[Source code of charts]
========================

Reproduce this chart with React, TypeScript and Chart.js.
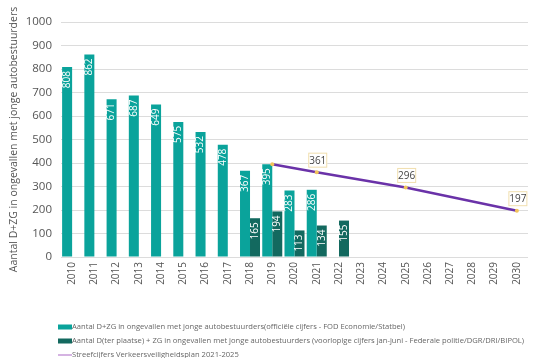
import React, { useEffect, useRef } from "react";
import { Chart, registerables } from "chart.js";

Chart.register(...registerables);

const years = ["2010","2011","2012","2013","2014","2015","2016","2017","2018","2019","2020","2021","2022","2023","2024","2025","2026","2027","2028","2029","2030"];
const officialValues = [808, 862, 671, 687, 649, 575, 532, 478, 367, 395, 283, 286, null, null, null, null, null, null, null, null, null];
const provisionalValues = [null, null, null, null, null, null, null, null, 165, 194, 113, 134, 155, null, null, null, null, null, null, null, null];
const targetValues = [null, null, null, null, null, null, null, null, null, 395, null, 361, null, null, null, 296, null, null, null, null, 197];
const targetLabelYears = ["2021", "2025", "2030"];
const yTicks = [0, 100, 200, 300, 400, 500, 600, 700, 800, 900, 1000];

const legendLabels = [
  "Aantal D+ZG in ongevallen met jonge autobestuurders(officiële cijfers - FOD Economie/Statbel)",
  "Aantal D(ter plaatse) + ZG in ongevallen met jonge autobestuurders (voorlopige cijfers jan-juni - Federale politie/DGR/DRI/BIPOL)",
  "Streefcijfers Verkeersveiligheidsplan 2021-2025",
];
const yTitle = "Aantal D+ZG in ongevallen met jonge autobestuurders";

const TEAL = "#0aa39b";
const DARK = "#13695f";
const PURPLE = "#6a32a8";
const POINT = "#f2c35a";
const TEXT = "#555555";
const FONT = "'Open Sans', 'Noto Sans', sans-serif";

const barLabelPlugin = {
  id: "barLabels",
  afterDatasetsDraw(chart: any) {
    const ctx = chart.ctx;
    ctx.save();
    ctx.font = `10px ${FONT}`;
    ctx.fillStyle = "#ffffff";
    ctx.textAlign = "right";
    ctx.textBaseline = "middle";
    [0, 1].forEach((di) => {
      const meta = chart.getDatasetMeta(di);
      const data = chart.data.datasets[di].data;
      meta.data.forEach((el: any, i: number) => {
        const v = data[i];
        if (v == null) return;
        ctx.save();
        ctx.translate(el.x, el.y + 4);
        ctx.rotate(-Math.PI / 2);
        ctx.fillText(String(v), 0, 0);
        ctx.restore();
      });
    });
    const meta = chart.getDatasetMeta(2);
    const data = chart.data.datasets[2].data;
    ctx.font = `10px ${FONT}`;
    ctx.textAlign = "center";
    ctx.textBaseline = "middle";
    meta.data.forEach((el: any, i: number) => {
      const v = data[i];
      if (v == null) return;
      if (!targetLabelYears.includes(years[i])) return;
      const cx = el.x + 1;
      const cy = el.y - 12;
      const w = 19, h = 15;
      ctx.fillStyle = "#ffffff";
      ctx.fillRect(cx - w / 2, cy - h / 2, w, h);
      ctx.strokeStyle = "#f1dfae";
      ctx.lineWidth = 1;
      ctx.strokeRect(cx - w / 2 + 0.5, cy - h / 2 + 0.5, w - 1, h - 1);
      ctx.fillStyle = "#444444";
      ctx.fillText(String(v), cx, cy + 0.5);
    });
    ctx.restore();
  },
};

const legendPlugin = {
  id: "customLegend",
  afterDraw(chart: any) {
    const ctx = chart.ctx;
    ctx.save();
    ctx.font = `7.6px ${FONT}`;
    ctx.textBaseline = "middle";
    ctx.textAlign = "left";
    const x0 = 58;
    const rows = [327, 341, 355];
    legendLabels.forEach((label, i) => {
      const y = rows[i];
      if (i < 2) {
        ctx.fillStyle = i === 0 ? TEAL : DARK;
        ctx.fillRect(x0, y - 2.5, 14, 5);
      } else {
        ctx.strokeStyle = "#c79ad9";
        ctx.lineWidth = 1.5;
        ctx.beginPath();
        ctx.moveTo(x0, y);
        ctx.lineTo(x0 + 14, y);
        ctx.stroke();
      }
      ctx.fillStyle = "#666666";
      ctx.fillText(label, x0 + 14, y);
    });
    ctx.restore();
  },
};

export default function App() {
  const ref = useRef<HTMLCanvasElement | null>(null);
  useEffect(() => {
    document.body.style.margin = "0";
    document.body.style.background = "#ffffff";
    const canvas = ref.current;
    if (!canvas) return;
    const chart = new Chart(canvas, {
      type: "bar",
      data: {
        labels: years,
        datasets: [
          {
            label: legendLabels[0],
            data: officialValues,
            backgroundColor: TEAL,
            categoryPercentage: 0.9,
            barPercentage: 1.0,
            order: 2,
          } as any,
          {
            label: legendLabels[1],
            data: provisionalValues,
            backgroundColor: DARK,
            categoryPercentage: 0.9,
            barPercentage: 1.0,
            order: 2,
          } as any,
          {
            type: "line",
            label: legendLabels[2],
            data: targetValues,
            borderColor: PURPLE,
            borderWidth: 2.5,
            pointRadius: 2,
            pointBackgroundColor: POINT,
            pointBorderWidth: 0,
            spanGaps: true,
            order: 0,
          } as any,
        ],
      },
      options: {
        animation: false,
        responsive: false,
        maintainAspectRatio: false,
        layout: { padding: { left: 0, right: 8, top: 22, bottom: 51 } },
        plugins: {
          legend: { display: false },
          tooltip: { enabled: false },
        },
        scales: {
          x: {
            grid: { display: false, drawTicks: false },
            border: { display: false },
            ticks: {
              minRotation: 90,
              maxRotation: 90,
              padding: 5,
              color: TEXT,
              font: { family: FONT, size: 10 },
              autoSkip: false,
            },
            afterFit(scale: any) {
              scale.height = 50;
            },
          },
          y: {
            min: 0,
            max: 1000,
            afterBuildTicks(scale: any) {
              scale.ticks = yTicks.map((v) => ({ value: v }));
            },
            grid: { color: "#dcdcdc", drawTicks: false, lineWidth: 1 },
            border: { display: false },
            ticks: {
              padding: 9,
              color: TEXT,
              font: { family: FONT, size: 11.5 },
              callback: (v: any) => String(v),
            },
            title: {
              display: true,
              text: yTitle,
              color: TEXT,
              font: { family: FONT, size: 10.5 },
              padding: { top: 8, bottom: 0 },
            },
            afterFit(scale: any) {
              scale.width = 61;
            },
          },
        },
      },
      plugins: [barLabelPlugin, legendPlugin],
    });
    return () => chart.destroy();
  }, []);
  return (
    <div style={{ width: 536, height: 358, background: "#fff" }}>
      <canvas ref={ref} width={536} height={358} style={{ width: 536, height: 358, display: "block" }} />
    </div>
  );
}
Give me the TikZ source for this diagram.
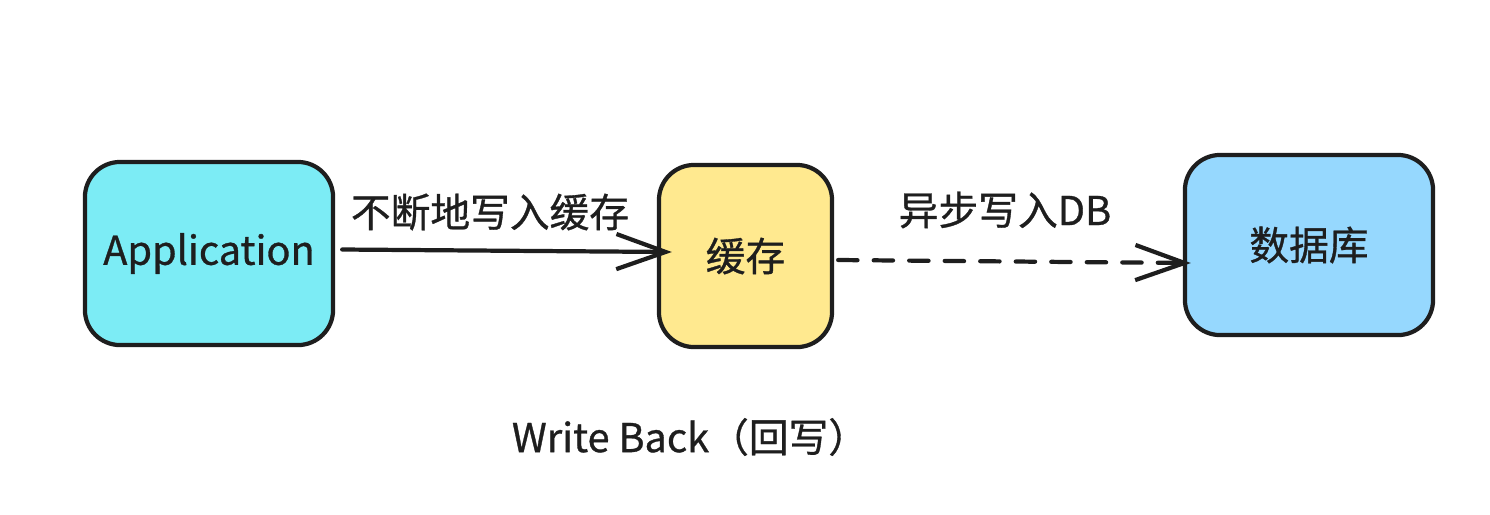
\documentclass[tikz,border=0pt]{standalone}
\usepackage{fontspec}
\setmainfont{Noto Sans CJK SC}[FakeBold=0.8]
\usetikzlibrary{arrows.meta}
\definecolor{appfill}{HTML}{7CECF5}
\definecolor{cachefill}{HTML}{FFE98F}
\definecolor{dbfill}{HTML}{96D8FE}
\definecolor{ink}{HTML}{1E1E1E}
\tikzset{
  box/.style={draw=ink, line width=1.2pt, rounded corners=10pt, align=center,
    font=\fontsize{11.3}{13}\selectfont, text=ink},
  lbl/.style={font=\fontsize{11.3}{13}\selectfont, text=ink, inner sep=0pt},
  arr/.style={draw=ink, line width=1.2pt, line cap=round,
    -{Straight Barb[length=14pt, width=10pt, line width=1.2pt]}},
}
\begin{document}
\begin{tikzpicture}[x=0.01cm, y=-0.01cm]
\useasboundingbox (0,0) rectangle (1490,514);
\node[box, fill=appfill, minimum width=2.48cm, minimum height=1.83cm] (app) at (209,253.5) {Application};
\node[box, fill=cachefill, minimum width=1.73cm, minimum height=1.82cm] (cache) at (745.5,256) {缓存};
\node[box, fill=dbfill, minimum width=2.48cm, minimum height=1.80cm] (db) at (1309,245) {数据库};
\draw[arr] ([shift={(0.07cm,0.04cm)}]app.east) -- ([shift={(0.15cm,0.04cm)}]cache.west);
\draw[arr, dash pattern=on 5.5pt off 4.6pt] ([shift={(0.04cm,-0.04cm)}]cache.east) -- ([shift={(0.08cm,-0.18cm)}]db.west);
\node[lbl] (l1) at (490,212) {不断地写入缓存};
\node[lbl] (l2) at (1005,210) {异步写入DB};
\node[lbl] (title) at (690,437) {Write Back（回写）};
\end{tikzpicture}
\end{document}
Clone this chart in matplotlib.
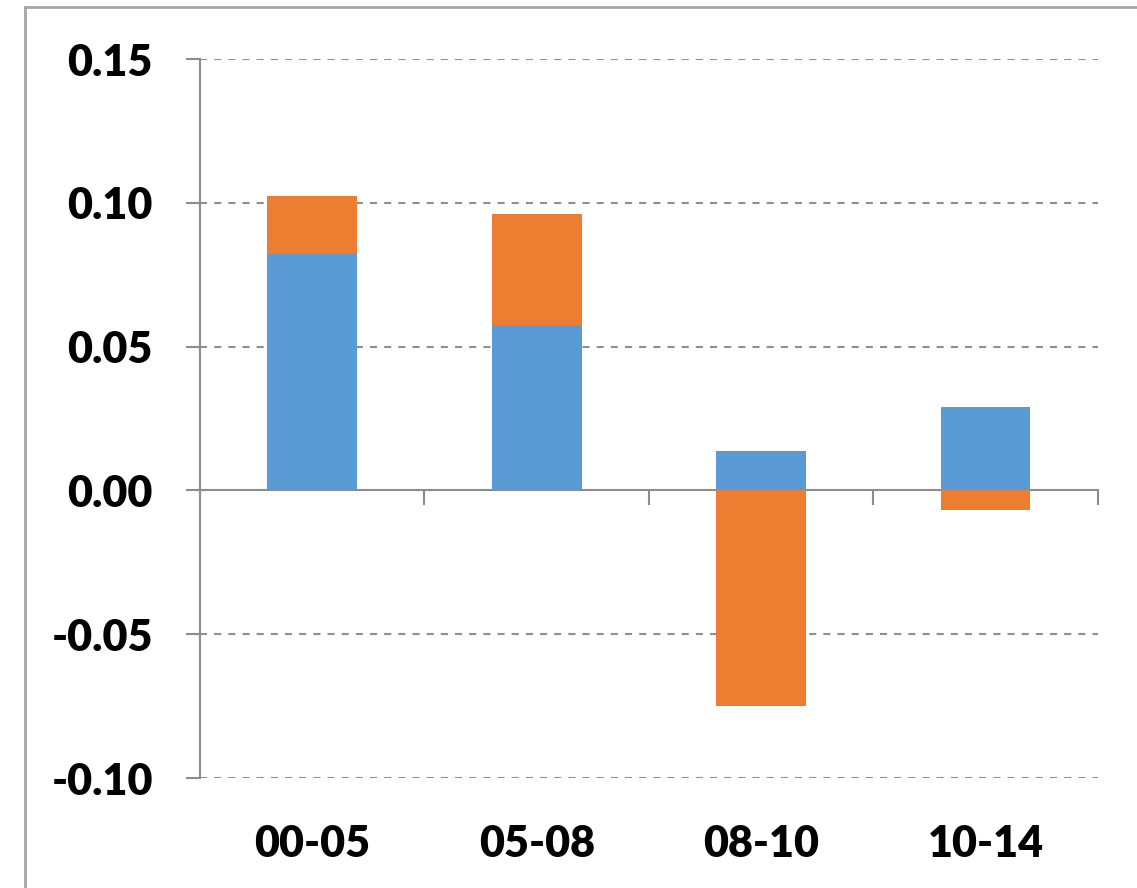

========================

Pictures are excluded: retype only the lines from the beginning of the listing above through the line with "800, 900, 1000];", both included.

Right answer:
Reproduce this chart with React, TypeScript and Chart.js.
import React, { useEffect, useRef } from "react";
import { Chart, registerables } from "chart.js";

Chart.register(...registerables);

const years = ["2010","2011","2012","2013","2014","2015","2016","2017","2018","2019","2020","2021","2022","2023","2024","2025","2026","2027","2028","2029","2030"];
const officialValues = [808, 862, 671, 687, 649, 575, 532, 478, 367, 395, 283, 286, null, null, null, null, null, null, null, null, null];
const provisionalValues = [null, null, null, null, null, null, null, null, 165, 194, 113, 134, 155, null, null, null, null, null, null, null, null];
const targetValues = [null, null, null, null, null, null, null, null, null, 395, null, 361, null, null, null, 296, null, null, null, null, 197];
const targetLabelYears = ["2021", "2025", "2030"];
const yTicks = [0, 100, 200, 300, 400, 500, 600, 700, 800, 900, 1000];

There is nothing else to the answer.